Mike Walker loaned his wife’s campaign $525,000, and the combination of his stock holdings and the loans created the “appearance of impropriety,” lawyers for Patrick Leggett said in their motion filed with the Supreme Court.
Perry’s order did not include any explanation of Walker’s decision not to disqualify herself and, through a court spokeswoman, Walker has declined to comment on the issue.
In the case, the court had ruled on Nov. 17, 2016, against EQT in part of a continuing legal battle over natural gas royalty payments that has emerged from the boom in natural gas drilling in the Marcellus Shale region of North-Central West Virginia and the Northern Panhandle.
The ruling said EQT could not, as the company had been, deduct post-production expenses from the royalties paid to mineral owners covered by a provision of a 1982 “flat rate” state law that provides for one-eighth royalties, despite older lease language that paid less. Post-production expenses include things like transportation and processing costs.
Then-Justice Brent Benjamin wrote the opinion in the case and was joined by Justices Robin Jean Davis and Margaret Workman. Justices Menis Ketchum and Allen Loughry dissented. The case was argued on Sept. 14, 2016.

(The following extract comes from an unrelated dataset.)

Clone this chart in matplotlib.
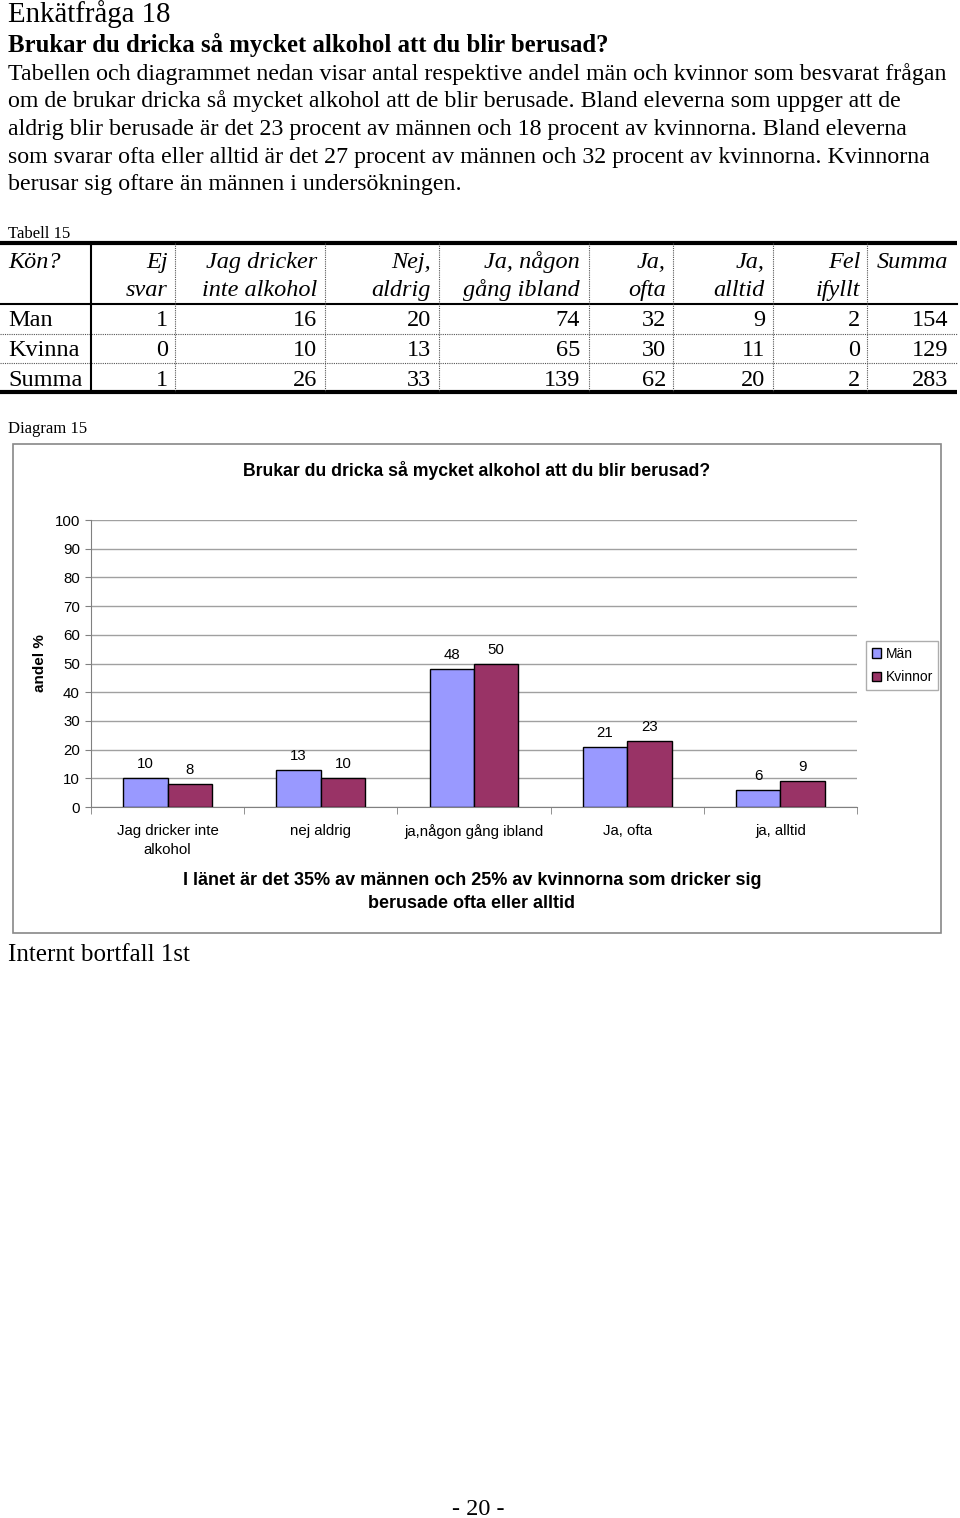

In May 2016, Benjamin lost a re-election bid to Walker in the state’s first nonpartisan Supreme Court race. Benjamin’s term was to last until the end of the year. Walker was sworn in during a ceremony Dec. 5, 2016, and her term began Jan. 1.
EQT attorneys filed a petition for a rehearing on Dec. 19, 2016. The Supreme Court granted that petition Jan. 25. Walker, Loughry and Ketchum voted to rehear the case. Workman and Davis voted not to rehear it.
The oral argument on the rehearing is set for Tuesday.